• [Stated exercise]
Write out again the entries from the first line to the line that includes "plt.rcParams['font.family'] = ['Liberation", keeping both of those lines.

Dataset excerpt
....
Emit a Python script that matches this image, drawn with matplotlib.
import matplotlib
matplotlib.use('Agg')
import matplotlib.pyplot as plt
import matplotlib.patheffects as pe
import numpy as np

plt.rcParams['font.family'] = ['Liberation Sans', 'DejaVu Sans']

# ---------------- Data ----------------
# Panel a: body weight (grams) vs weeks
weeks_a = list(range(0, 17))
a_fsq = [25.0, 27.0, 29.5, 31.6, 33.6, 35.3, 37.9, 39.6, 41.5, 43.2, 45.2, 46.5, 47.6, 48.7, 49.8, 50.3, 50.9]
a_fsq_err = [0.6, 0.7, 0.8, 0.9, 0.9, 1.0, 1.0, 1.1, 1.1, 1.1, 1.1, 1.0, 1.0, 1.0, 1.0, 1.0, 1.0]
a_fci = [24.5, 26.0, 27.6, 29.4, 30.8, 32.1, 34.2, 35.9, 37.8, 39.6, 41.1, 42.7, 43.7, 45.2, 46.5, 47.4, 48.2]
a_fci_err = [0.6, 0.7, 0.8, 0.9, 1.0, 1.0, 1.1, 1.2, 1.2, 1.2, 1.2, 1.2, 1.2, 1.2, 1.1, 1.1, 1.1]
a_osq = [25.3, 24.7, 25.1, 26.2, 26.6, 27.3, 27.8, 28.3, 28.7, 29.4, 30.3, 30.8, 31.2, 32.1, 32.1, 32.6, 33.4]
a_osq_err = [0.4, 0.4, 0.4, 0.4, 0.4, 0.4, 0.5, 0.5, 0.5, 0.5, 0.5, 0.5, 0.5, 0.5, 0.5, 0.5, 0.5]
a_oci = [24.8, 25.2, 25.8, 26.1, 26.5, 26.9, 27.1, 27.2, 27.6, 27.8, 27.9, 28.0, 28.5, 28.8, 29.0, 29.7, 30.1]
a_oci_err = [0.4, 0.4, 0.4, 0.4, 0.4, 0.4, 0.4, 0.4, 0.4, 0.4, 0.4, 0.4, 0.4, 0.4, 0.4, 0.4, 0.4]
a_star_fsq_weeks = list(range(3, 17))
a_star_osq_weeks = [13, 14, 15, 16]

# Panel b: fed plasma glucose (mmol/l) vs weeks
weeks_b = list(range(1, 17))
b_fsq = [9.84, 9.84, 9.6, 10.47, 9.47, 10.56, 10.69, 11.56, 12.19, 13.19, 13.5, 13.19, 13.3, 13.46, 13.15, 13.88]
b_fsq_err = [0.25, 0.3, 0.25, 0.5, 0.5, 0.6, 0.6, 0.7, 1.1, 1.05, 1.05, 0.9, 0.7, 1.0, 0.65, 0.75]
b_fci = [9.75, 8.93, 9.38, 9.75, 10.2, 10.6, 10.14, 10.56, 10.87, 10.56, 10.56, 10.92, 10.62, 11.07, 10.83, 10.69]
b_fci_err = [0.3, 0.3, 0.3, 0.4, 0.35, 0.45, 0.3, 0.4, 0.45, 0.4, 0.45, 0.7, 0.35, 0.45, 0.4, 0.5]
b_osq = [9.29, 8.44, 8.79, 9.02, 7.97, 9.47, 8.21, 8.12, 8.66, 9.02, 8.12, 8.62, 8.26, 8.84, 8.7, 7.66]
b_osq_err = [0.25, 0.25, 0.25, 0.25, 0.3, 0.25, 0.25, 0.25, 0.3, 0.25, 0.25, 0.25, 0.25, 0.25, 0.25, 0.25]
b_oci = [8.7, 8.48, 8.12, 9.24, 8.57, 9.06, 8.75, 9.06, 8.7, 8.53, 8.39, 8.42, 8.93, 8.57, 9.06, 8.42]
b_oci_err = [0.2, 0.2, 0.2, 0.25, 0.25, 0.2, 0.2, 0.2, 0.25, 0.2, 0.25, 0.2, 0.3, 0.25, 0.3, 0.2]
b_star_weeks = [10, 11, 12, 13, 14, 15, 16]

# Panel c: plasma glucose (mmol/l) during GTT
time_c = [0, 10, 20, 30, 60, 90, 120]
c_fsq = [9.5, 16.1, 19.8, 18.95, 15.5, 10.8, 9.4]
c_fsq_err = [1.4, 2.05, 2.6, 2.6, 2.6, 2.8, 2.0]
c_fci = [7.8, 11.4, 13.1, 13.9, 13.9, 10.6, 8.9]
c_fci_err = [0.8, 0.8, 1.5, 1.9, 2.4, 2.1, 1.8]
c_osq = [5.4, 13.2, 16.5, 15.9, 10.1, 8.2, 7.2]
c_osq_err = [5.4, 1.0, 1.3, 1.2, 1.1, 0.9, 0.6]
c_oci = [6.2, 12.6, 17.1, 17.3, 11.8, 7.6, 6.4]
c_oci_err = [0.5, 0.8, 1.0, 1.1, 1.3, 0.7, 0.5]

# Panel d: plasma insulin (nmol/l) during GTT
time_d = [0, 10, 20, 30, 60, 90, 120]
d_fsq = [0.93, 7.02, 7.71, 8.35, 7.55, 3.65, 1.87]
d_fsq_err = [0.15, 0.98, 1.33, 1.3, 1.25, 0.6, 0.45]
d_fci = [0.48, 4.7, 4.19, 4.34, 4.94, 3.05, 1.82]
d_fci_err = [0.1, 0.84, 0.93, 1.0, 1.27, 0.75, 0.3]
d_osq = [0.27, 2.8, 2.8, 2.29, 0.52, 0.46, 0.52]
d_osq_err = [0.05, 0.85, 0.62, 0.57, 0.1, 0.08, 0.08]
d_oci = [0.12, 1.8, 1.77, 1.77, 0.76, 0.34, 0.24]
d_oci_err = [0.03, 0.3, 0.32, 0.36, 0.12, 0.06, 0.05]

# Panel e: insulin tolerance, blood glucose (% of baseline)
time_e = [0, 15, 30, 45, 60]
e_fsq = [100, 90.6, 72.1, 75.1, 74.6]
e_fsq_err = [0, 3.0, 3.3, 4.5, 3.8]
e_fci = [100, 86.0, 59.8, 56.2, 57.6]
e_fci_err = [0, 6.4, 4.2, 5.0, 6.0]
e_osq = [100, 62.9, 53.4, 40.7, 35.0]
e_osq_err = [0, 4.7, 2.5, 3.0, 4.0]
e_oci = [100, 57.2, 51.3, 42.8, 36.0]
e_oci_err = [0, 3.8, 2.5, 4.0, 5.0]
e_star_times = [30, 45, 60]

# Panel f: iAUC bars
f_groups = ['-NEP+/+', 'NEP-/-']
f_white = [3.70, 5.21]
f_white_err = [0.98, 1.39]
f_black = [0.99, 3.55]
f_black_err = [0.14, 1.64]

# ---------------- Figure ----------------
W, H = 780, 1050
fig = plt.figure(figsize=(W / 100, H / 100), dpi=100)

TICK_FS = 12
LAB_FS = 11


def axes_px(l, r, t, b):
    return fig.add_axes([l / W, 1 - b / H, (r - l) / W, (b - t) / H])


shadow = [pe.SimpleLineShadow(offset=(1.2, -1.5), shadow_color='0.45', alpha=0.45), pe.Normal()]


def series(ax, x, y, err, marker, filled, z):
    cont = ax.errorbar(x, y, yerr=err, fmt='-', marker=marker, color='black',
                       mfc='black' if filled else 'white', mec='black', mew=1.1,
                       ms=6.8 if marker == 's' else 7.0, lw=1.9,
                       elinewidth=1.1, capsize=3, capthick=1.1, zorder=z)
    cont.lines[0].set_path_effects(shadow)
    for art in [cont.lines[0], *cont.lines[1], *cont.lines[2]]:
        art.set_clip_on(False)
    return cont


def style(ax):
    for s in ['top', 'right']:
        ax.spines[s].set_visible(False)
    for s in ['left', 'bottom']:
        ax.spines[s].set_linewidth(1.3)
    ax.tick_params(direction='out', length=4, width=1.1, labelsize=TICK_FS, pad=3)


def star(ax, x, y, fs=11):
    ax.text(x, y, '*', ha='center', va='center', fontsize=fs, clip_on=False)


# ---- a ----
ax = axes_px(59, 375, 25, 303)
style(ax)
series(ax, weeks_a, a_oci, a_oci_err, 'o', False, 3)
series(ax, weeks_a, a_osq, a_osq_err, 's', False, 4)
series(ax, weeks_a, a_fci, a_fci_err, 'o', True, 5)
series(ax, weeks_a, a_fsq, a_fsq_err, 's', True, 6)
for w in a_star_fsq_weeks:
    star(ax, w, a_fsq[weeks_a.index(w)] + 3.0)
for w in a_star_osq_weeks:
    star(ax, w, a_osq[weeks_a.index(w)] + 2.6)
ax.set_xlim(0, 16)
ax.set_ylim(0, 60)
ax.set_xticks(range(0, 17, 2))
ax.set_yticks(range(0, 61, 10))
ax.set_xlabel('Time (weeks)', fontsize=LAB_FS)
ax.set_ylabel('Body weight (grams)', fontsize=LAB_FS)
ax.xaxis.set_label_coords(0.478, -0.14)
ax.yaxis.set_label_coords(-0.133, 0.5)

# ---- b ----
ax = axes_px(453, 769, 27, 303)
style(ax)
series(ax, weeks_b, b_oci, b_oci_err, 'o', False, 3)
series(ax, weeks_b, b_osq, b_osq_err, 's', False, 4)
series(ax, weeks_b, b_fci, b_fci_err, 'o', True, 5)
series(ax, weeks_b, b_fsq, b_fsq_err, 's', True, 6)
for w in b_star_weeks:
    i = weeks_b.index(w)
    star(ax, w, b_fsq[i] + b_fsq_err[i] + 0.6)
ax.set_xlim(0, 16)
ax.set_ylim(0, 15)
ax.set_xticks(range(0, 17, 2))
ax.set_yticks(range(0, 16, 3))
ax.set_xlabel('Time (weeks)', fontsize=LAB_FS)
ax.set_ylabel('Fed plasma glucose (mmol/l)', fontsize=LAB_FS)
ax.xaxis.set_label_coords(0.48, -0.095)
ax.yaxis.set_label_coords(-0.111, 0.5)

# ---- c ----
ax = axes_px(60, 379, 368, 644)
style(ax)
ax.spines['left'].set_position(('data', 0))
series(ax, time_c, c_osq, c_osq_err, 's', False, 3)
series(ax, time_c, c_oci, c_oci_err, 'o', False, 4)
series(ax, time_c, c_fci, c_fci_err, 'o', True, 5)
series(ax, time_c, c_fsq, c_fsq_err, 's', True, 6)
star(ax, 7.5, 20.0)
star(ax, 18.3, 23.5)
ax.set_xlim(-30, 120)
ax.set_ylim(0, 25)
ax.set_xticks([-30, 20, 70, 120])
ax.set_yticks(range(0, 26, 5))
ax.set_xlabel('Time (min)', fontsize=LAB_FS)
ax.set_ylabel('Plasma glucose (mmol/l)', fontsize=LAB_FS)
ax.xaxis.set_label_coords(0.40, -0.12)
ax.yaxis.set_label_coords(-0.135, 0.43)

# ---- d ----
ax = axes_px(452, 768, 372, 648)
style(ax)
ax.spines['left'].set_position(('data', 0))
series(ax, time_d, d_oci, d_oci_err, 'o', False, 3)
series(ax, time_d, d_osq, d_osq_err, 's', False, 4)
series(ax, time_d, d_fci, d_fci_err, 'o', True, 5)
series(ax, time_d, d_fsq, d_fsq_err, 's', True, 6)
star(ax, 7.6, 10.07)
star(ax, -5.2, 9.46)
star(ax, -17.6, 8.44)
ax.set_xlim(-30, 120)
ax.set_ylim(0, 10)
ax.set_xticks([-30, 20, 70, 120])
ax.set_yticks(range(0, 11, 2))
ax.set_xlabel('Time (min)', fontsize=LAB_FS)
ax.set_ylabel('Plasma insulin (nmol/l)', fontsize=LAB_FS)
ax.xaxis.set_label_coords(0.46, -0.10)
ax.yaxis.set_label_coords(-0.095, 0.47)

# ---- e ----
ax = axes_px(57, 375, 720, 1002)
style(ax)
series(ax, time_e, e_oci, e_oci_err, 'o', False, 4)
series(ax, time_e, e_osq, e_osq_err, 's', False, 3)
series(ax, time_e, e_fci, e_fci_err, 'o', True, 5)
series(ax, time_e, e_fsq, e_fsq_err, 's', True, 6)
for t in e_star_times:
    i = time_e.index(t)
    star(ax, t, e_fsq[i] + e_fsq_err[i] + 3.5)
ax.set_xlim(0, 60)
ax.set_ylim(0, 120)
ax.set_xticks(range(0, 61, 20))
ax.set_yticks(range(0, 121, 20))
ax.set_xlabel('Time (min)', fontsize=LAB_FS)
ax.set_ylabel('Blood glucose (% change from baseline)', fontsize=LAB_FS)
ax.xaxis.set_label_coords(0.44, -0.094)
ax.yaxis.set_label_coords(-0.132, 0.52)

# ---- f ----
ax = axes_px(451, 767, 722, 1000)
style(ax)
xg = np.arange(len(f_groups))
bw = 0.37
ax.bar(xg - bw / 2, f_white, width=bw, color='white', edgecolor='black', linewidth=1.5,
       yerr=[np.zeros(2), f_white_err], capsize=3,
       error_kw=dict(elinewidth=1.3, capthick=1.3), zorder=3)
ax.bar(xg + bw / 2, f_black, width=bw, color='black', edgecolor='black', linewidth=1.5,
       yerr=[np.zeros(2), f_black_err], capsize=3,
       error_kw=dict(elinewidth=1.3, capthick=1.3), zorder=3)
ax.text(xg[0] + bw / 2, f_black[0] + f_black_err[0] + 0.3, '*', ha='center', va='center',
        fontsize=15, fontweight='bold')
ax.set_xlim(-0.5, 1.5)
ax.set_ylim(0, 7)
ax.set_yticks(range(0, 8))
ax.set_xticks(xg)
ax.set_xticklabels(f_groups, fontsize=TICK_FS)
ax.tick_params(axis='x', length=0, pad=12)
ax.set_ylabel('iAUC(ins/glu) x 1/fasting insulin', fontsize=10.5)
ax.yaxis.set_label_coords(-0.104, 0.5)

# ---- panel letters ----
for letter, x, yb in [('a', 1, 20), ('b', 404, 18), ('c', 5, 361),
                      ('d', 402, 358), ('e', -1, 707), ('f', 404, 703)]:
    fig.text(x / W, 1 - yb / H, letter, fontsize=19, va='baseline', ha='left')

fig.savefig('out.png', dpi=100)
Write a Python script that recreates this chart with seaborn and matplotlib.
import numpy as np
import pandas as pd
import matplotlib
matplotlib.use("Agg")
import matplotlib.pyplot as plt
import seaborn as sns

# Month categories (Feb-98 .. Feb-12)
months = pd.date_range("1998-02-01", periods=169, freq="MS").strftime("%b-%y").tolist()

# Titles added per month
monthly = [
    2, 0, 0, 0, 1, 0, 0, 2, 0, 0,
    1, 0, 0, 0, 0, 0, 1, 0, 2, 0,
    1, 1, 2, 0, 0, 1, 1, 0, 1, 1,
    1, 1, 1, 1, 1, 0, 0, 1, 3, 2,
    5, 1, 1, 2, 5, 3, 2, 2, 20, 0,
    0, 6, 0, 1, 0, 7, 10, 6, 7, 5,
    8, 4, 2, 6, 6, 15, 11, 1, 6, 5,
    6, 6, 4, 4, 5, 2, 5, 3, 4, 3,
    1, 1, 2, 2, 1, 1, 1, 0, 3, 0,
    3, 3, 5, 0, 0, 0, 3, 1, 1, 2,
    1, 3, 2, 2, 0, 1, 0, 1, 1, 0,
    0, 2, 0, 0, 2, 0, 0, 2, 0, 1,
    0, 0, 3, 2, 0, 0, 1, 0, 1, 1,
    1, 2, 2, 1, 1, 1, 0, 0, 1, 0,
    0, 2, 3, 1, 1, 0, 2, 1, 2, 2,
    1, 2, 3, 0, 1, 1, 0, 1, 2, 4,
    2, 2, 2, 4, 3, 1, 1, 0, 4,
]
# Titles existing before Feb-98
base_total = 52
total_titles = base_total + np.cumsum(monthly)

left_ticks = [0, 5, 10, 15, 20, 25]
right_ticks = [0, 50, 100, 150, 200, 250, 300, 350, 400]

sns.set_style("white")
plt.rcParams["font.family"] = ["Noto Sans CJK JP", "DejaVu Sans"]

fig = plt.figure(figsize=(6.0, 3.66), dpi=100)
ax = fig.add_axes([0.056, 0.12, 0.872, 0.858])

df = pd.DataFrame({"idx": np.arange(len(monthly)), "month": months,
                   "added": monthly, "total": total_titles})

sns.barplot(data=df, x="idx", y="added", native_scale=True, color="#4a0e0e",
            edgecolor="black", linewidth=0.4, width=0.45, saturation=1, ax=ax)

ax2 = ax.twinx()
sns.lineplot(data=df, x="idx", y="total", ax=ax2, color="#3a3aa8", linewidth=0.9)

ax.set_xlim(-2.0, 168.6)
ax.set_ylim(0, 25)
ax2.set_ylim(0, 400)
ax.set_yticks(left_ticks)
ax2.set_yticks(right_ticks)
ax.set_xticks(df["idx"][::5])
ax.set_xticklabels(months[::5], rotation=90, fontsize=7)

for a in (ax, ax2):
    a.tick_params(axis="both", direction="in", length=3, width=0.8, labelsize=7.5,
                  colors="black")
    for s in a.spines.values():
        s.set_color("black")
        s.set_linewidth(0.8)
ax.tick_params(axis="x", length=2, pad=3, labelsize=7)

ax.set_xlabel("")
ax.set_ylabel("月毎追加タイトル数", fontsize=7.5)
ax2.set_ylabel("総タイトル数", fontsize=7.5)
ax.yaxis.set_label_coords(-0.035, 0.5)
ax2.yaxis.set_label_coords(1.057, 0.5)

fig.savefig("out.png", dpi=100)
....
• [Answer below]
Emit a Python script that matches this image, drawn with matplotlib.
import matplotlib
matplotlib.use('Agg')
import matplotlib.pyplot as plt
import matplotlib.patheffects as pe
import numpy as np

plt.rcParams['font.family'] = ['Liberation Sans', 'DejaVu Sans']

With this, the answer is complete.